We moeten het handschrift dan ook niet los zien als een soort ‘motorische vaardigheid’, maar als een basale vorm van gedrag, waarvan het belang het vakgebied zelf ruim overschrijdt. Schrijven is daarmee een organisch deel van het hele onderwijsproces. Het hele leerproces moet zichtbaar en meetbaar worden.
Hoofdpunt van het boek “Visible learning” is dat het hele onderwijsproces met de uitkomsten daarvan zichtbaar worden:
“It is critical that the teaching and the learning are visible. There is no deep secret called “teaching and learning”: teaching and learning are visible in the classrooms of the successful teachers and students, teaching and learning are visible in the passion displayed by the teacher and learner when successful learning and teaching occurs, and teaching and learning requires much skill and knowledge by both teacher and student.” page 25 “Visible learning”

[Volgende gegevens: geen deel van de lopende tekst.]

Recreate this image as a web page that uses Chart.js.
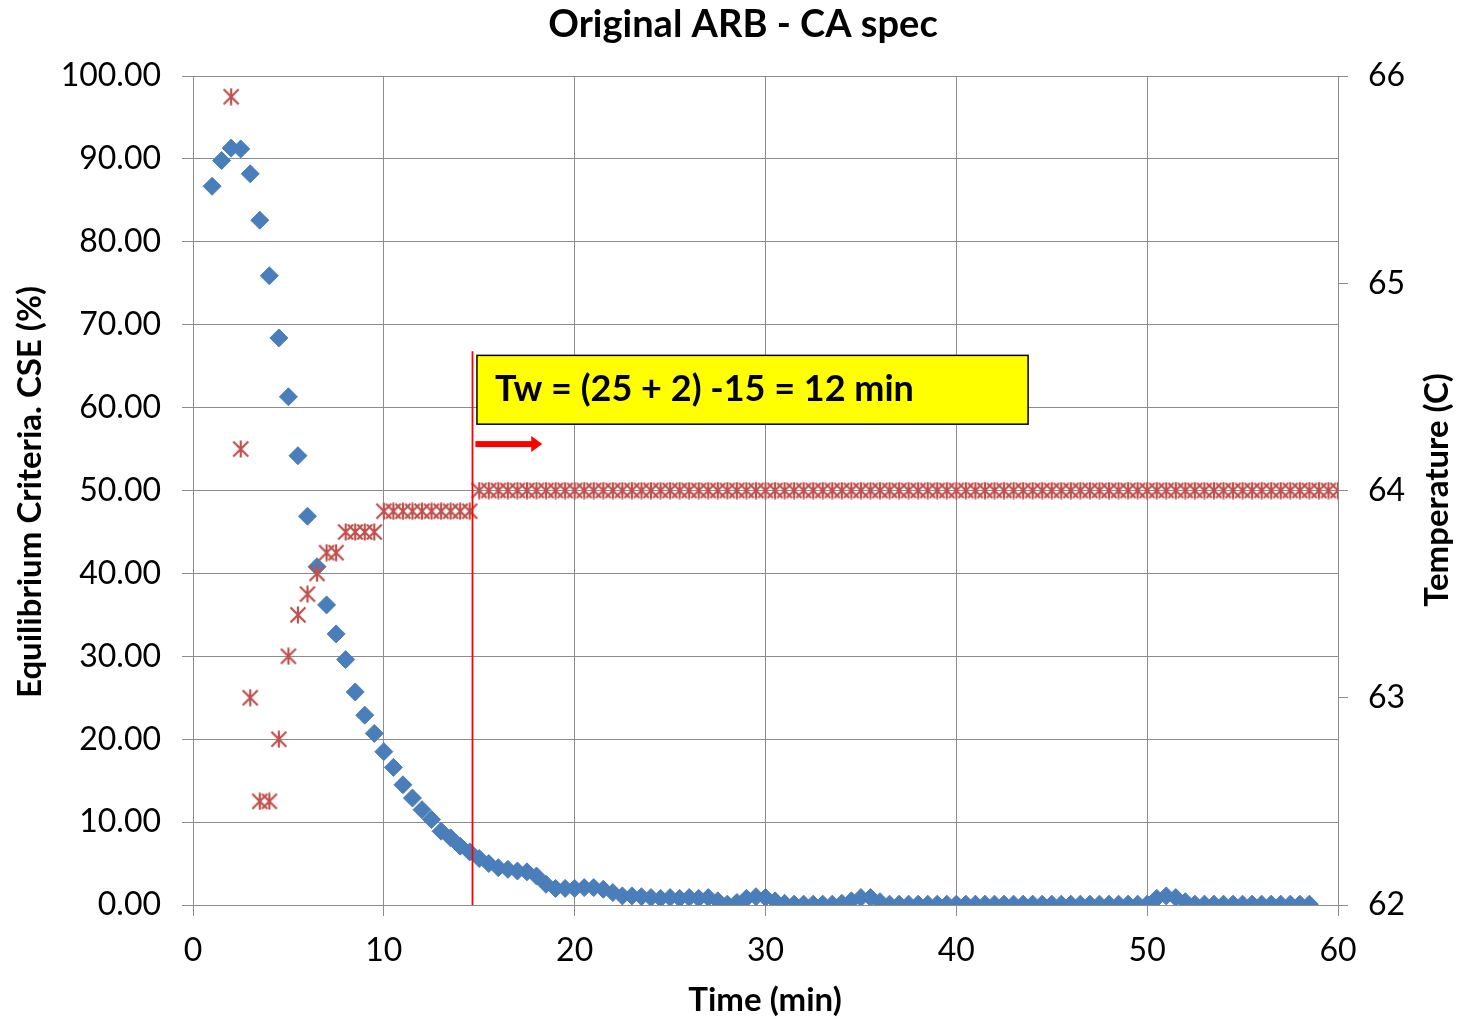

Er is dus voor goed (handschrift)onderwijs veel vaardigheid en veel kennis nodig.
De goede leerkracht geeft niet op als een werkwijze niet werkt. Hij is onophoudelijk bezig met alternatieve leerstrategieën.
“The teacher must know when learning is correct or incorrect; learn when to experiment and learn from the experience; learn to monitor, seek and give feedback; and know to try alternative learning strategies when others do not work.”
Als de leerling op de hoogte moet zijn of zijn leren juist of onjuist is, is een goede feedback uiteraard onmisbaar.
Uiterst bemoedigend is tenslotte het volgende citaat uit het boek van Hattie:
“The major message is that we need a barometer of what works best, and such a barometer can also establish guidelines as to what is excellent – too often we shy from using this word thinking that excellence is unattainable in schools. Excellence is attainable: there are many instances of excellence, some of it fleeting, some of it aplenty. We need better evaluation to acknowledge and esteem it when in occurs – as it does.”